** Written request **
Pictures stay out. Extract the lines below from the first one through the line with "import * as", both included.

** Data lines **
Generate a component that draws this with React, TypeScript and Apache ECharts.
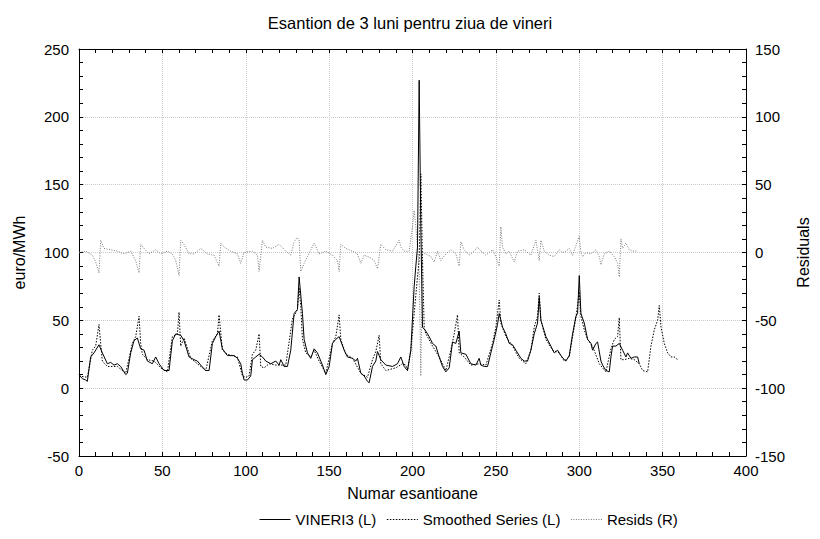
import React, { useEffect, useRef } from "react";
import * as echarts from "echarts";

const TITLE = "Esantion de 3 luni pentru ziua de vineri";
const X_NAME = "Numar esantioane";
const Y_LEFT_NAME = "euro/MWh";
const Y_RIGHT_NAME = "Residuals";
const SERIES_NAMES = ["VINERI3 (L)", "Smoothed Series (L)", "Resids (R)"];

// [sample index, euro/MWh]
const vineri3: [number, number][] = [
  [0,10],[2,7],[4,6],[5,5],[6,14],[7,23],[9,26],[12,32],[14,26],[17,18],[19,19],[21,17],[23,18],[25,16],[28,10],[29,11],[31,26],[33,35],[35,37],[37,29],[39,28],[41,20],[44,18],[46,23],[48,18],[51,13],[54,13],[56,35],[58,40],[61,39],[63,35],[66,23],[69,21],[71,20],[73,17],[76,13],[78,13],[80,33],[82,38],[84,42],[86,29],[89,24],[93,24],[95,22],[97,18],[98,11],[99,6],
  [101,6],[103,9],[104,21],[106,23],[108,25],[110,23],[112,20],[115,18],[118,20],[120,17],[121,21],[123,16],[125,16],[127,28],[129,55],[131,58],[132,82],[134,55],[135,36],[137,26],[139,22],[141,29],[143,26],[146,17],[148,10],[150,16],[152,33],[154,36],[156,38],[159,28],[161,23],[164,22],[166,20],[167,22],[169,11],[171,9],[173,5],[174,4],[176,16],[178,20],[179,27],[181,21],[184,17],[188,16],[191,18],[193,23],[195,16],
  [197,13],[199,28],[201,75],[202,90],[203,104],[204,227],[205,119],[206,45],[208,42],[210,38],[212,33],[214,31],[216,23],[218,16],[220,12],[222,15],[224,34],[226,33],[228,42],[229,26],[232,25],[235,18],[238,17],[240,22],[241,17],[243,16],[245,16],[247,26],[249,36],[251,47],[252,55],[254,45],[256,40],[258,33],[260,32],[262,28],[265,22],[267,20],[269,20],[271,28],[273,40],[275,48],[276,67],[277,50],[280,38],[283,31],[285,26],[287,28],[289,24],[291,21],[292,20],
  [294,24],[296,40],[298,53],[299,55],[300,83],[301,55],[303,48],[305,36],[307,33],[308,28],[310,33],[311,34],[313,20],[314,17],[316,13],[318,12],[319,23],[320,31],[322,31],[324,33],[326,28],[328,23],[329,26],[331,22],[333,23],[335,23],[336,18]
];

// [sample index, euro/MWh]
const smoothed: [number, number][] = [
  [0,9],[5,8],[8,28],[10,31],[12,47],[13,33],[14,20],[17,16],[23,16],[28,11],[32,33],[34,38],[36,53],[37,33],[38,25],[41,21],[45,20],[49,15],[53,12],[56,38],[59,40],[60,56],[61,31],[63,37],[67,22],[71,18],[76,13],[80,35],[83,40],[84,54],[86,28],[89,25],[95,23],[98,9],[100,8],
  [102,9],[104,25],[106,28],[108,40],[109,16],[111,15],[114,18],[118,17],[124,17],[128,51],[131,58],[132,74],[133,60],[134,36],[136,26],[139,23],[141,28],[144,20],[148,11],[152,33],[154,38],[156,54],[157,36],[160,25],[164,22],[169,11],[173,8],[176,21],[178,27],[180,39],[181,18],[184,13],[190,15],[194,18],[196,17],[197,13],
  [199,28],[203,82],[204,94],[205,158],[206,95],[207,45],[208,40],[209,38],[212,31],[216,23],[220,13],[223,28],[225,40],[227,54],[228,26],[231,23],[235,17],[240,18],[244,17],[248,33],[250,45],[252,65],[253,48],[256,38],[260,31],[264,22],[268,18],[271,28],[273,45],[275,53],[276,70],[277,50],[280,36],[284,28],[288,26],[291,20],
  [294,23],[296,38],[298,52],[300,71],[301,53],[303,43],[305,36],[308,31],[312,18],[316,12],[319,29],[321,36],[323,38],[324,52],[325,21],[327,21],[330,22],[333,21],[336,18],[338,13],[341,12],[343,31],[345,43],[347,50],[348,61],[349,45],[351,33],[353,26],[355,23],[357,23],[359,21]
];

// [sample index, residual]
const resids: [number, number][] = [
  [0,0],[4,1],[8,-2],[10,-7],[12,-15],[13,9],[15,3],[19,2],[23,1],[27,-1],[31,1],[34,-6],[36,-15],[37,6],[39,3],[42,-1],[46,2],[49,-1],[53,1],[56,-1],[58,-6],[60,-17],[61,9],[63,6],[66,-1],[69,-1],[73,3],[77,-1],[81,-2],[84,-10],[85,7],[87,4],[91,1],[95,-1],[97,-8],[99,0],
  [104,1],[107,-2],[108,-14],[110,9],[112,4],[116,3],[120,6],[124,1],[127,-2],[129,8],[131,11],[132,9],[133,-14],[135,-8],[137,-3],[139,2],[141,7],[144,-1],[148,1],[152,-2],[155,-6],[156,-14],[157,6],[160,3],[164,1],[167,-1],[169,-8],[171,-2],[175,-4],[177,-6],[179,-12],[181,6],[184,2],[188,1],[192,9],[193,4],[195,1],[198,1],
  [200,19],[201,31],[202,19],[203,4],[204,-15],[205,-91],[206,0],[208,-1],[211,-3],[213,-7],[215,1],[217,-6],[220,-1],[223,2],[226,-1],[228,-10],[229,8],[231,2],[234,-2],[237,1],[239,4],[241,1],[244,-2],[248,2],[250,-3],[252,-10],[253,19],[254,4],[256,-1],[258,1],[261,-7],[263,1],[267,2],[271,-2],[274,9],[276,-6],[277,9],[279,1],[282,-2],[285,-3],
  [288,2],[290,0],[292,1],[294,3],[296,-2],[298,5],[300,12],[301,0],[302,-3],[304,0],[307,-1],[310,2],[312,-3],[313,-9],[315,-1],[318,1],[321,-3],[323,-8],[324,-18],[325,10],[326,3],[328,7],[330,2],[332,1],[335,1]
];

const FONT = "'Liberation Sans', Arial, sans-serif";

export default function App() {
  const ref = useRef<HTMLDivElement>(null);
  useEffect(() => {
    if (!ref.current) return;
    const chart = echarts.init(ref.current, undefined, { renderer: "svg" });
    const tick = { show: true, inside: true, length: 4, lineStyle: { color: "#000", width: 1 } };
    const minor = { show: true, splitNumber: 5, length: 4, lineStyle: { color: "#000", width: 1 } };
    const axisLine = { show: true, onZero: false, lineStyle: { color: "#000", width: 1 } };
    const grid = { show: true, lineStyle: { color: "#c8c8c8", type: "dotted" as const, width: 1 } };
    chart.setOption({
      animation: false,
      backgroundColor: "#fff",
      textStyle: { fontFamily: FONT, color: "#000" },
      title: {
        text: TITLE,
        left: "center",
        top: 9,
        textStyle: { fontFamily: FONT, fontSize: 16.5, fontWeight: "normal", color: "#000" },
      },
      legend: {
        bottom: 7,
        left: 254,
        itemWidth: 31,
        itemHeight: 10,
        itemGap: 10,
        itemStyle: { opacity: 0 },
        lineStyle: { width: 1 },
        textStyle: { fontFamily: FONT, fontSize: 15, color: "#000" },
        data: SERIES_NAMES,
      },
      grid: { left: 79, top: 49, width: 667, height: 407, containLabel: false },
      xAxis: [
        {
          type: "value", min: 0, max: 400, interval: 50,
          name: X_NAME, nameLocation: "middle", nameGap: 29,
          nameTextStyle: { fontFamily: FONT, fontSize: 16, color: "#000" },
          axisLine, axisTick: tick, minorTick: minor, splitLine: grid,
          axisLabel: { fontFamily: FONT, fontSize: 15, color: "#000", margin: 7 },
        },
        {
          type: "value", min: 0, max: 400, interval: 50, position: "top",
          axisLine, axisTick: tick, minorTick: minor, splitLine: { show: false },
          axisLabel: { show: false },
        },
      ],
      yAxis: [
        {
          type: "value", min: -50, max: 250, interval: 50, position: "left",
          name: Y_LEFT_NAME, nameLocation: "middle", nameGap: 52, nameRotate: 90,
          nameTextStyle: { fontFamily: FONT, fontSize: 16, color: "#000" },
          axisLine, axisTick: tick, minorTick: minor, splitLine: grid,
          axisLabel: { fontFamily: FONT, fontSize: 15, color: "#000", margin: 10 },
        },
        {
          type: "value", min: -150, max: 150, interval: 50, position: "right",
          name: Y_RIGHT_NAME, nameLocation: "middle", nameGap: 46, nameRotate: 90,
          nameTextStyle: { fontFamily: FONT, fontSize: 16, color: "#000" },
          axisLine, axisTick: tick, minorTick: minor, splitLine: { show: false },
          axisLabel: { fontFamily: FONT, fontSize: 15, color: "#000", margin: 9 },
        },
      ],
      series: [
        {
          name: SERIES_NAMES[0], type: "line", data: vineri3, xAxisIndex: 0, yAxisIndex: 0,
          symbol: "none", lineStyle: { color: "#000", width: 1 }, itemStyle: { color: "#000" }, z: 3,
        },
        {
          name: SERIES_NAMES[1], type: "line", data: smoothed, xAxisIndex: 0, yAxisIndex: 0,
          symbol: "none", lineStyle: { color: "#000", width: 1, type: [1.5, 1.5] }, itemStyle: { color: "#000" }, z: 2,
        },
        {
          name: SERIES_NAMES[2], type: "line", data: resids, xAxisIndex: 0, yAxisIndex: 1,
          symbol: "none", lineStyle: { color: "#777", width: 1, type: [1, 1.5] }, itemStyle: { color: "#777" }, z: 1,
        },
      ],
    });
    return () => chart.dispose();
  }, []);
  return (
    <div
      ref={ref}
      style={{ position: "fixed", left: 0, top: 0, width: 820, height: 539, background: "#fff" }}
    />
  );
}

** Worked solution **
Generate a component that draws this with React, TypeScript and Apache ECharts.
import React, { useEffect, useRef } from "react";
import * as echarts from "echarts";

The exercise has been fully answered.